> [TASK BRIEF] Omit every picture, then give all the entries again exactly.

> [LISTING]
######

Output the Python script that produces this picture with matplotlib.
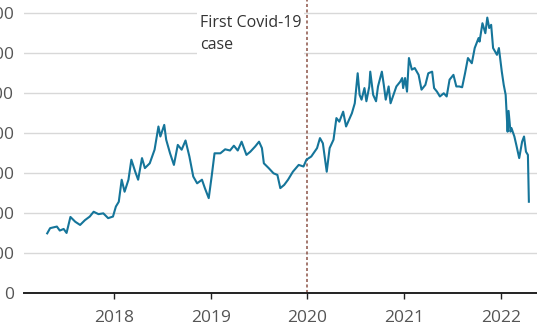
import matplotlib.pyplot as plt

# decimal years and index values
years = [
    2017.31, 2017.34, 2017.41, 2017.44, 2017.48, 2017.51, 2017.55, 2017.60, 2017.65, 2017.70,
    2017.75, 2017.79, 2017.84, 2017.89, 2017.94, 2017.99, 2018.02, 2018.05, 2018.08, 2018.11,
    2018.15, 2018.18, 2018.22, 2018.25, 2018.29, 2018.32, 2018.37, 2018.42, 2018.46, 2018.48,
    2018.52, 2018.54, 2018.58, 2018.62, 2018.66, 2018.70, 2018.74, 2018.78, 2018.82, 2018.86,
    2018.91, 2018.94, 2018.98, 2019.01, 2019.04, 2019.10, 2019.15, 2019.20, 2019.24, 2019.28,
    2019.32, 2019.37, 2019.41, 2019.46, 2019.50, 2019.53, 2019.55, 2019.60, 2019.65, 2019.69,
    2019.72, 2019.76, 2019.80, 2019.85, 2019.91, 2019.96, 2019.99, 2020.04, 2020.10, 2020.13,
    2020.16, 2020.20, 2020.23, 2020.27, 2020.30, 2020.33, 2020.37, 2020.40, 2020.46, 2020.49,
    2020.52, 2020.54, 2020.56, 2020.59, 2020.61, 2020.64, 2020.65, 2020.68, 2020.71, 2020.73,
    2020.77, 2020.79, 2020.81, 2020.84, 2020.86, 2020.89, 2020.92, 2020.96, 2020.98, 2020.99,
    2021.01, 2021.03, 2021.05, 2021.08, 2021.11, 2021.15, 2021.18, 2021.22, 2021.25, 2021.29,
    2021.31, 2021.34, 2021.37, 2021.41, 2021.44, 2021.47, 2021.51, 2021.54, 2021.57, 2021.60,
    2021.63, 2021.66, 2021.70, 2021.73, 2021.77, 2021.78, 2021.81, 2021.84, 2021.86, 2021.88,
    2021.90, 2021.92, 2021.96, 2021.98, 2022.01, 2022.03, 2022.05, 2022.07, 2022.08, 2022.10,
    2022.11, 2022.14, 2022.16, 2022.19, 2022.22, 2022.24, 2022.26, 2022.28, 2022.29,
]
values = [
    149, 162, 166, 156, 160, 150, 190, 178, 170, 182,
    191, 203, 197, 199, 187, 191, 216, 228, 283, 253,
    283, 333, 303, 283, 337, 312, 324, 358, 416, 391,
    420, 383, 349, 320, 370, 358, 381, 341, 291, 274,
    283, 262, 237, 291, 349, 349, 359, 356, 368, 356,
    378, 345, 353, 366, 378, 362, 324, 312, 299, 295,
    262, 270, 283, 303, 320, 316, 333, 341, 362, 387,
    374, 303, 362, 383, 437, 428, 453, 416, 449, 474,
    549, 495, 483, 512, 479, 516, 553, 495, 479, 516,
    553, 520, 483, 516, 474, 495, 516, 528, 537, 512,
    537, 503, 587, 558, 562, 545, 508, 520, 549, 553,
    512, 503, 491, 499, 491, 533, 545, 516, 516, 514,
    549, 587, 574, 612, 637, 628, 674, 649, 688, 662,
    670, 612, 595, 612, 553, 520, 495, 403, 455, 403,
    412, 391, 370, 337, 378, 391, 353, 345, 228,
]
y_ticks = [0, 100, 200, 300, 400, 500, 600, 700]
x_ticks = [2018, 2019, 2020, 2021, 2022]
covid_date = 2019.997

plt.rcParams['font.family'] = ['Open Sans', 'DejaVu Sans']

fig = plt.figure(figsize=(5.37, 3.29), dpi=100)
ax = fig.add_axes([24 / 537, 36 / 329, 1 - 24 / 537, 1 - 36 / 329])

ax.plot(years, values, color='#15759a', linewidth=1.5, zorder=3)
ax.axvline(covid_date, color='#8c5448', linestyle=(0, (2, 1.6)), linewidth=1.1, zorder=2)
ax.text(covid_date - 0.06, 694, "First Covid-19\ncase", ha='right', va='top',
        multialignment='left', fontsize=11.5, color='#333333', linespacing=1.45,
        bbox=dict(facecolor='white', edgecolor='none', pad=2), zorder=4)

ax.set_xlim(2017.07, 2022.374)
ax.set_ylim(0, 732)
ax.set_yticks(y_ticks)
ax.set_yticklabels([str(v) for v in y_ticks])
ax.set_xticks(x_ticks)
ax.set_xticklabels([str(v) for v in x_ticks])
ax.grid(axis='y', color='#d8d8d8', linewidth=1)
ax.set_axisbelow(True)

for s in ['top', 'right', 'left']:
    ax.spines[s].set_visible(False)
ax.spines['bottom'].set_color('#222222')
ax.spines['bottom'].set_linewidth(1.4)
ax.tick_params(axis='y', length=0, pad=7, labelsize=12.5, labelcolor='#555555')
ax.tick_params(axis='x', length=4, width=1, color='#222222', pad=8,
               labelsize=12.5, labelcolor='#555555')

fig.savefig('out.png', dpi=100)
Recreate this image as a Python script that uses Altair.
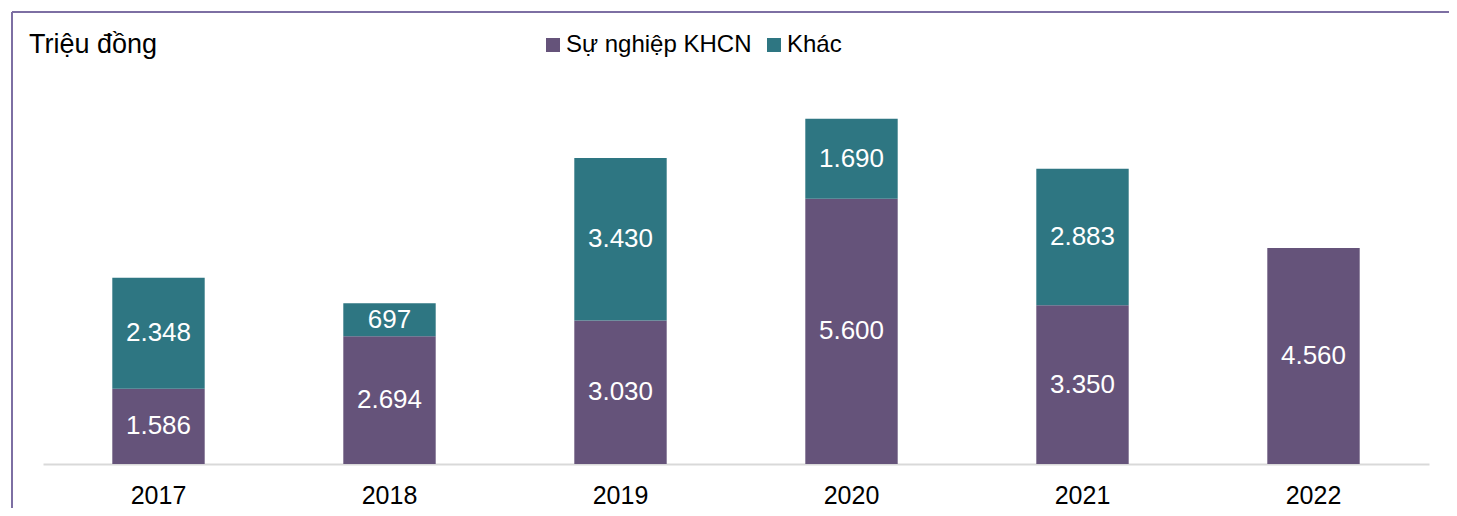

######

> [EXERCISE RESULT]
Output the Python script that produces this picture with matplotlib.
import matplotlib.pyplot as plt

# decimal years and index values
years = [
    2017.31, 2017.34, 2017.41, 2017.44, 2017.48, 2017.51, 2017.55, 2017.60, 2017.65, 2017.70,
    2017.75, 2017.79, 2017.84, 2017.89, 2017.94, 2017.99, 2018.02, 2018.05, 2018.08, 2018.11,
    2018.15, 2018.18, 2018.22, 2018.25, 2018.29, 2018.32, 2018.37, 2018.42, 2018.46, 2018.48,
    2018.52, 2018.54, 2018.58, 2018.62, 2018.66, 2018.70, 2018.74, 2018.78, 2018.82, 2018.86,
    2018.91, 2018.94, 2018.98, 2019.01, 2019.04, 2019.10, 2019.15, 2019.20, 2019.24, 2019.28,
    2019.32, 2019.37, 2019.41, 2019.46, 2019.50, 2019.53, 2019.55, 2019.60, 2019.65, 2019.69,
    2019.72, 2019.76, 2019.80, 2019.85, 2019.91, 2019.96, 2019.99, 2020.04, 2020.10, 2020.13,
    2020.16, 2020.20, 2020.23, 2020.27, 2020.30, 2020.33, 2020.37, 2020.40, 2020.46, 2020.49,
    2020.52, 2020.54, 2020.56, 2020.59, 2020.61, 2020.64, 2020.65, 2020.68, 2020.71, 2020.73,
    2020.77, 2020.79, 2020.81, 2020.84, 2020.86, 2020.89, 2020.92, 2020.96, 2020.98, 2020.99,
    2021.01, 2021.03, 2021.05, 2021.08, 2021.11, 2021.15, 2021.18, 2021.22, 2021.25, 2021.29,
    2021.31, 2021.34, 2021.37, 2021.41, 2021.44, 2021.47, 2021.51, 2021.54, 2021.57, 2021.60,
    2021.63, 2021.66, 2021.70, 2021.73, 2021.77, 2021.78, 2021.81, 2021.84, 2021.86, 2021.88,
    2021.90, 2021.92, 2021.96, 2021.98, 2022.01, 2022.03, 2022.05, 2022.07, 2022.08, 2022.10,
    2022.11, 2022.14, 2022.16, 2022.19, 2022.22, 2022.24, 2022.26, 2022.28, 2022.29,
]
values = [
    149, 162, 166, 156, 160, 150, 190, 178, 170, 182,
    191, 203, 197, 199, 187, 191, 216, 228, 283, 253,
    283, 333, 303, 283, 337, 312, 324, 358, 416, 391,
    420, 383, 349, 320, 370, 358, 381, 341, 291, 274,
    283, 262, 237, 291, 349, 349, 359, 356, 368, 356,
    378, 345, 353, 366, 378, 362, 324, 312, 299, 295,
    262, 270, 283, 303, 320, 316, 333, 341, 362, 387,
    374, 303, 362, 383, 437, 428, 453, 416, 449, 474,
    549, 495, 483, 512, 479, 516, 553, 495, 479, 516,
    553, 520, 483, 516, 474, 495, 516, 528, 537, 512,
    537, 503, 587, 558, 562, 545, 508, 520, 549, 553,
    512, 503, 491, 499, 491, 533, 545, 516, 516, 514,
    549, 587, 574, 612, 637, 628, 674, 649, 688, 662,
    670, 612, 595, 612, 553, 520, 495, 403, 455, 403,
    412, 391, 370, 337, 378, 391, 353, 345, 228,
]
y_ticks = [0, 100, 200, 300, 400, 500, 600, 700]
x_ticks = [2018, 2019, 2020, 2021, 2022]
covid_date = 2019.997

plt.rcParams['font.family'] = ['Open Sans', 'DejaVu Sans']

fig = plt.figure(figsize=(5.37, 3.29), dpi=100)
ax = fig.add_axes([24 / 537, 36 / 329, 1 - 24 / 537, 1 - 36 / 329])

ax.plot(years, values, color='#15759a', linewidth=1.5, zorder=3)
ax.axvline(covid_date, color='#8c5448', linestyle=(0, (2, 1.6)), linewidth=1.1, zorder=2)
ax.text(covid_date - 0.06, 694, "First Covid-19\ncase", ha='right', va='top',
        multialignment='left', fontsize=11.5, color='#333333', linespacing=1.45,
        bbox=dict(facecolor='white', edgecolor='none', pad=2), zorder=4)

ax.set_xlim(2017.07, 2022.374)
ax.set_ylim(0, 732)
ax.set_yticks(y_ticks)
ax.set_yticklabels([str(v) for v in y_ticks])
ax.set_xticks(x_ticks)
ax.set_xticklabels([str(v) for v in x_ticks])
ax.grid(axis='y', color='#d8d8d8', linewidth=1)
ax.set_axisbelow(True)

for s in ['top', 'right', 'left']:
    ax.spines[s].set_visible(False)
ax.spines['bottom'].set_color('#222222')
ax.spines['bottom'].set_linewidth(1.4)
ax.tick_params(axis='y', length=0, pad=7, labelsize=12.5, labelcolor='#555555')
ax.tick_params(axis='x', length=4, width=1, color='#222222', pad=8,
               labelsize=12.5, labelcolor='#555555')

fig.savefig('out.png', dpi=100)
Recreate this image as a Python script that uses Altair.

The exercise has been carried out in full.